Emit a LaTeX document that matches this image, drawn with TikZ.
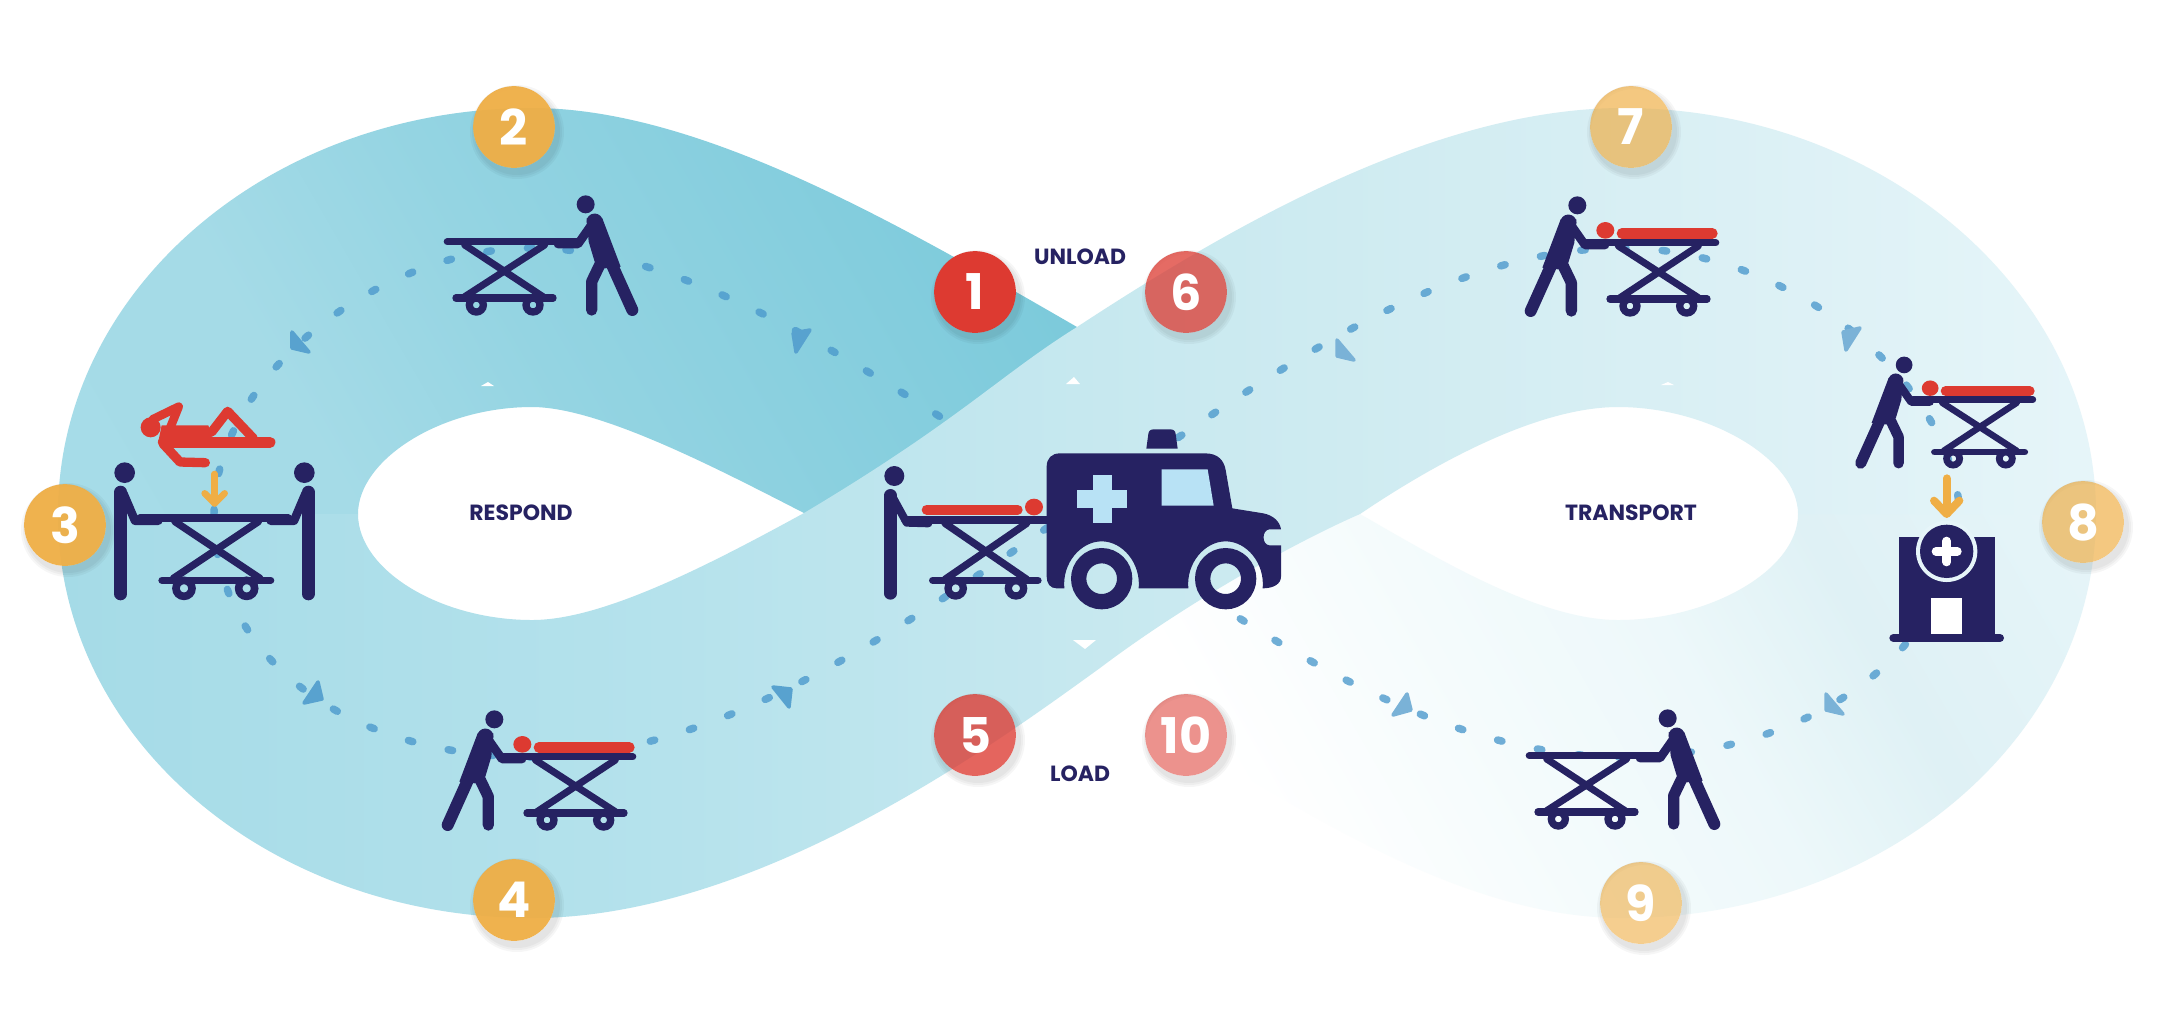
\documentclass[tikz,border=0pt]{standalone}
\usepackage{fontspec}
\setmainfont{Poppins}
\definecolor{navy}{HTML}{262262}
\definecolor{redc}{HTML}{DD3A31}
\definecolor{orangec}{HTML}{EFAE45}
\definecolor{dotc}{HTML}{4A98CC}
\definecolor{triL}{HTML}{58A2CF}
\definecolor{triR}{HTML}{7AB2D7}
\definecolor{winc}{HTML}{B8E2F5}
\definecolor{HA1}{HTML}{A6DCE8}\definecolor{HA2}{HTML}{A5DBE7}\definecolor{HA3}{HTML}{94D4E2}\definecolor{HA4}{HTML}{7CCADB}
\pgfdeclarehorizontalshading{shadeA}{100bp}{color(0bp)=(HA1); color(32bp)=(HA1); color(42.5bp)=(HA2); color(50bp)=(HA3); color(65bp)=(HA4); color(100bp)=(HA4)}
\definecolor{HC1}{HTML}{A5DBE7}\definecolor{HC2}{HTML}{B5E2EC}\definecolor{HC3}{HTML}{C6E8EF}\definecolor{HC4}{HTML}{D6EEF3}\definecolor{HC5}{HTML}{E6F5F9}
\pgfdeclarehorizontalshading{shadeC}{100bp}{color(0bp)=(HC1); color(25bp)=(HC1); color(40bp)=(HC2); color(50bp)=(HC3); color(62bp)=(HC4); color(75bp)=(HC5); color(100bp)=(HC5)}
\definecolor{HD1}{HTML}{FFFFFF}\definecolor{HD2}{HTML}{F4FBFC}\definecolor{HD3}{HTML}{EDF8FA}\definecolor{HD4}{HTML}{DFF1F5}\definecolor{HD5}{HTML}{E6F5F9}
\pgfdeclarehorizontalshading{shadeD}{100bp}{color(0bp)=(HD1); color(36bp)=(HD1); color(44bp)=(HD2); color(50bp)=(HD3); color(55.4bp)=(HD4); color(63.5bp)=(HD5); color(100bp)=(HD5)}
\newcommand\wsc{1}
\tikzset{
  zw/.style={line width=#1*\wsc*0.0945pt},
  iconline/.style={draw=navy,line cap=round,line join=round},
  redline/.style={draw=redc,line cap=round,line join=round},
  arrowline/.style={draw=orangec,line cap=round,line join=round,zw=22},
  route/.style={draw=dotc,opacity=.78,line width=7.5*0.2835pt,line cap=round,dash pattern=on 1.3pt off 10.3pt},
  tri/.style={line width=1pt,line join=round},
  spark/.style={fill=white},
  badge/.style={circle,inner sep=0pt,minimum size=23.25pt,text=white,text opacity=1,font=\fontsize{14}{14}\selectfont\bfseries},
  lab/.style={text=navy,font=\fontsize{6.25}{7}\selectfont\bfseries,inner sep=0pt}
}
% stretcher drawn in coordinates of a 3x crop, crossing at the origin
\newcommand\Stretcher{%
  \draw[iconline,zw=22] (-167,-85) -- (220,-85);
  \draw[iconline,zw=21] (-115,-75) -- (120,80);
  \draw[iconline,zw=21] (125,-75) -- (-115,80);
  \draw[iconline,zw=22] (-141,84) -- (150,84);
  \draw[navy,zw=22] (-80,105) circle[radius=21];
  \draw[navy,zw=22] (90,105) circle[radius=21];
}
\newcommand\PersonPush{%
  \fill[navy] (248,-197) circle[radius=27];
  \fill[navy] (251,-155) -- (298,-155) -- (353,-10) -- (305,-5) -- (275,-25) -- (257,-85) -- cycle;
  \fill[navy] (275,-145) circle[radius=24.5];
  \draw[iconline,zw=36] (325,-20) -- (388,120);
  \draw[iconline,zw=34] (290,-15) -- (266,35) -- (266,120);
  \draw[iconline,zw=26] (265,-135) -- (225,-78) -- (165,-78);
}
\newcommand\Patient{%
  \draw[redline,zw=32] (114,-113) -- (-157,-113);
  \fill[redc] (164,-122) ellipse[x radius=27,y radius=25];
}
\newcommand\PusherIcon[5]{% x, y, xsign, scale, patient
  \begin{scope}[shift={(#1,#2)},xscale=#3*#4/3,yscale=#4/3]
    \renewcommand\wsc{#4}
    \Stretcher\PersonPush #5
  \end{scope}}
\newcommand\BadgeNode[6]{% name,x,y,colour,opacity,text
  \foreach \rr in {47,45,43}{\fill[black,opacity=.035,even odd rule] (#2+3,#3+5) circle[radius=\rr] (#2,#3) circle[radius=41];}
  \node[badge,fill=#4,fill opacity=#5] (#1) at (#2,#3) {#6};}
\begin{document}
\begin{tikzpicture}[x=0.01cm,y=-0.01cm]
\useasboundingbox (0,0) rectangle (2166,1026);
\fill[white] (0,0) rectangle (2166,1026);
% band pieces
\begin{scope}
  \clip (58,514) .. controls (58,290) and (270,108) .. (532,108)
   .. controls (700,108) and (900,225) .. (1077,327)
   -- (960,640) -- (804,513)
   .. controls (720,470) and (600,407) .. (532,407)
   .. controls (440,407) and (358,460) .. (358,514) -- cycle;
  \shade[shading=shadeA,shading angle=30] (-232,-400) rectangle (1368,1200);
\end{scope}
\begin{scope}
  \clip (2096,514) .. controls (2096,740) and (1880,918) .. (1623,918)
   .. controls (1440,918) and (1260,780) .. (1100,690)
   -- (1100,400) -- (1360,514)
   .. controls (1440,560) and (1540,620) .. (1618,620)
   .. controls (1710,620) and (1798,570) .. (1798,514) -- cycle;
  \shade[shading=shadeD,shading angle=30] (798,-286) rectangle (2398,1314);
\end{scope}
% part of the dotted route that runs under the upper band
\coordinate (mid) at (1077,507);
\coordinate (ltop) at (532,248);
\coordinate (lleft) at (214,514);
\coordinate (lbot) at (532,757);
\coordinate (rtop) at (1623,248);
\coordinate (rright) at (1960,514);
\coordinate (rbot) at (1623,757);
\draw[route] (rbot) .. controls (1430,757) and (1250,630) .. (mid)
  .. controls (900,390) and (700,248) .. (ltop);
\shade[shading=shadeC] (58,514) .. controls (58,740) and (270,918) .. (532,918)
   .. controls (760,918) and (1000,740) .. (1100,668)
   .. controls (1190,600) and (1300,540) .. (1360,514)
   .. controls (1440,460) and (1540,407) .. (1618,407)
   .. controls (1710,407) and (1798,460) .. (1798,514)
   -- (2096,514)
   .. controls (2096,290) and (1880,108) .. (1623,108)
   .. controls (1440,108) and (1240,220) .. (1077,327)
   .. controls (1000,375) and (960,420) .. (804,513)
   .. controls (700,570) and (600,620) .. (532,620)
   .. controls (440,620) and (358,570) .. (358,514) -- cycle;
% little white marks
\fill[spark] (481,386) -- (488,382) -- (494,386) -- cycle;
\fill[spark] (1066,384) -- (1074,377) -- (1080,384) -- cycle;
\fill[spark] (1073,640) -- (1096,640) -- (1085,649) -- cycle;
\fill[spark] (1661,385) -- (1674,385) -- (1668,382) -- cycle;
% dotted route, rest
\draw[route] (ltop) .. controls (380,248) and (214,375) .. (lleft)
  .. controls (214,660) and (350,757) .. (lbot)
  .. controls (720,757) and (900,630) .. (mid)
  .. controls (1250,390) and (1430,248) .. (rtop)
  .. controls (1780,248) and (1950,370) .. (rright)
  .. controls (1950,660) and (1800,757) .. (rbot);
% route arrowheads
\filldraw[tri,fill=triL,draw=triL] (292,332) -- (292,348) -- (309,352) -- cycle;
\filldraw[tri,fill=triL,draw=triL] (793,333) -- (810,330) -- (796,352) -- cycle;
\filldraw[tri,fill=triL,draw=triL] (318,682) -- (322,699) -- (304,703) -- cycle;
\filldraw[tri,fill=triL,draw=triL] (773,687) -- (791,689) -- (789,707) -- cycle;
\filldraw[tri,fill=triR,draw=triR] (1337,340) -- (1337,356) -- (1354,360) -- cycle;
\filldraw[tri,fill=triR,draw=triR] (1843,332) -- (1860,328) -- (1846,350) -- cycle;
\filldraw[tri,fill=triR,draw=triR] (1826,694) -- (1826,710) -- (1843,714) -- cycle;
\filldraw[tri,fill=triR,draw=triR] (1407,694) -- (1411,710) -- (1393,715) -- cycle;
% trolley icons
\PusherIcon{503}{270}{1}{1}{}
\PusherIcon{577}{785}{-1}{1}{\Patient}
\PusherIcon{1660}{271}{-1}{1}{\Patient}
\PusherIcon{1981}{426}{-1}{0.93}{\Patient}
\PusherIcon{1585}{784}{1}{1}{}
% icon 3: two carriers and casualty
\begin{scope}[shift={(100,370)},scale=0.33333]
  \fill[navy] (74,308) circle[radius=31];
  \fill[navy] (613,308) circle[radius=31];
  \draw[iconline,zw=38] (62,366) -- (62,672);
  \draw[iconline,zw=38] (625,366) -- (625,672);
  \draw[iconline,zw=26] (70,370) -- (105,452) -- (175,452);
  \draw[iconline,zw=26] (617,370) -- (582,452) -- (512,452);
  \draw[iconline,zw=24] (120,445) -- (565,445);
  \draw[iconline,zw=22] (225,455) -- (480,625);
  \draw[iconline,zw=22] (475,455) -- (220,625);
  \draw[iconline,zw=22] (186,631) -- (512,631);
  \draw[navy,zw=23] (252,655) circle[radius=24];
  \draw[navy,zw=23] (440,655) circle[radius=24];
  \draw[arrowline,zw=20] (344,312) -- (344,400);
  \draw[arrowline,zw=20] (314,370) -- (344,400) -- (374,370);
  \fill[redc] (152,172) circle[radius=30];
  \draw[redline,zw=26] (158,148) -- (236,110) -- (208,180);
  \draw[redline,zw=33] (190,217) -- (510,217);
  \fill[redc] (175,215) -- (185,166) -- (325,166) -- (340,215) -- cycle;
  \draw[redline,zw=28] (335,186) -- (383,124) -- (460,205);
  \draw[redline,zw=28] (190,222) -- (240,276) -- (316,278);
\end{scope}
% ambulance with trolley
\begin{scope}[shift={(850,220)},scale=0.33333]
  \fill[navy] (133,768) circle[radius=30];
  \draw[iconline,zw=38] (121,826) -- (121,1120);
  \draw[iconline,zw=24] (125,826) -- (170,908) -- (235,910);
  \draw[iconline,zw=24] (165,900) -- (590,900);
  \draw[iconline,zw=22] (285,910) -- (530,1078);
  \draw[iconline,zw=22] (530,910) -- (285,1078);
  \draw[iconline,zw=22] (248,1081) -- (564,1081);
  \draw[navy,zw=22] (317,1105) circle[radius=23];
  \draw[navy,zw=22] (498,1105) circle[radius=23];
  \draw[redline,zw=30] (230,869) -- (503,869);
  \fill[redc] (552,861) ellipse[x radius=27,y radius=25];
  \fill[navy] (590,740) .. controls (590,715) and (605,700) .. (630,700) -- (1065,700)
    .. controls (1105,700) and (1122,722) .. (1127,750) -- (1147,865) -- (1240,880)
    .. controls (1270,886) and (1290,905) .. (1293,928) -- (1258,928)
    .. controls (1235,930) and (1235,974) .. (1258,976) -- (1293,976) -- (1293,1070)
    .. controls (1293,1092) and (1270,1105) .. (1238,1105)
    .. controls (1245,1030) and (1190,964) .. (1127,964)
    .. controls (1064,964) and (1008,1030) .. (1015,1105) -- (866,1105)
    .. controls (873,1030) and (818,964) .. (755,964)
    .. controls (692,964) and (636,1030) .. (643,1105) -- (620,1105)
    .. controls (600,1105) and (590,1090) .. (590,1070) -- cycle;
  \draw[navy,zw=46] (755,1076) circle[radius=69];
  \draw[navy,zw=46] (1127,1076) circle[radius=69];
  \fill[navy] (889,686) -- (895,642) .. controls (896,632) and (902,628) .. (912,628) -- (960,628)
    .. controls (970,628) and (976,632) .. (977,642) -- (983,686) -- cycle;
  \fill[winc] (729,765) rectangle (786,910);
  \fill[winc] (682,810) rectangle (832,865);
  \fill[winc] (935,748) -- (1073,748) -- (1091,857) -- (935,857) -- cycle;
\end{scope}
% hospital
\begin{scope}[shift={(1840,340)},scale=0.33333]
  \draw[arrowline,zw=24] (320,415) -- (320,520);
  \draw[arrowline,zw=24] (282,482) -- (320,522) -- (358,482);
  \fill[navy] (176,590) rectangle (464,890);
  \fill[HC5] (320,634) circle[radius=92];
  \fill[navy] (320,634) circle[radius=80];
  \draw[white,zw=26,line cap=round] (288,634) -- (352,634);
  \draw[white,zw=26,line cap=round] (320,603) -- (320,666);
  \fill[white] (274,775) rectangle (366,882);
  \draw[iconline,zw=24] (160,894) -- (480,894);
\end{scope}
% labels
\node[lab] (unload) at (1080,257) {UNLOAD};
\node[lab] (load) at (1080,774) {LOAD};
\node[lab] (respond) at (521,513) {RESPOND};
\node[lab] (transport) at (1631,513) {TRANSPORT};
% numbered badges
\BadgeNode{b1}{975}{292}{redc}{1}{1}
\BadgeNode{b2}{514}{127}{orangec}{.95}{2}
\BadgeNode{b3}{65}{525}{orangec}{.95}{3}
\BadgeNode{b4}{514}{900}{orangec}{.95}{4}
\BadgeNode{b5}{975}{735}{redc}{.78}{5}
\BadgeNode{b6}{1186}{292}{redc}{.75}{6}
\BadgeNode{b7}{1631}{127}{orangec}{.68}{7}
\BadgeNode{b8}{2083}{522}{orangec}{.68}{8}
\BadgeNode{b9}{1641}{903}{orangec}{.6}{9}
\BadgeNode{b10}{1186}{735}{redc}{.55}{10}
\end{tikzpicture}
\end{document}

========================================================================

_EXERCISE:_
Which lines hold the word "that"? Copy every one of them.

_WRITTEN ANSWER:_
Emit a LaTeX document that matches this image, drawn with TikZ.
% part of the dotted route that runs under the upper band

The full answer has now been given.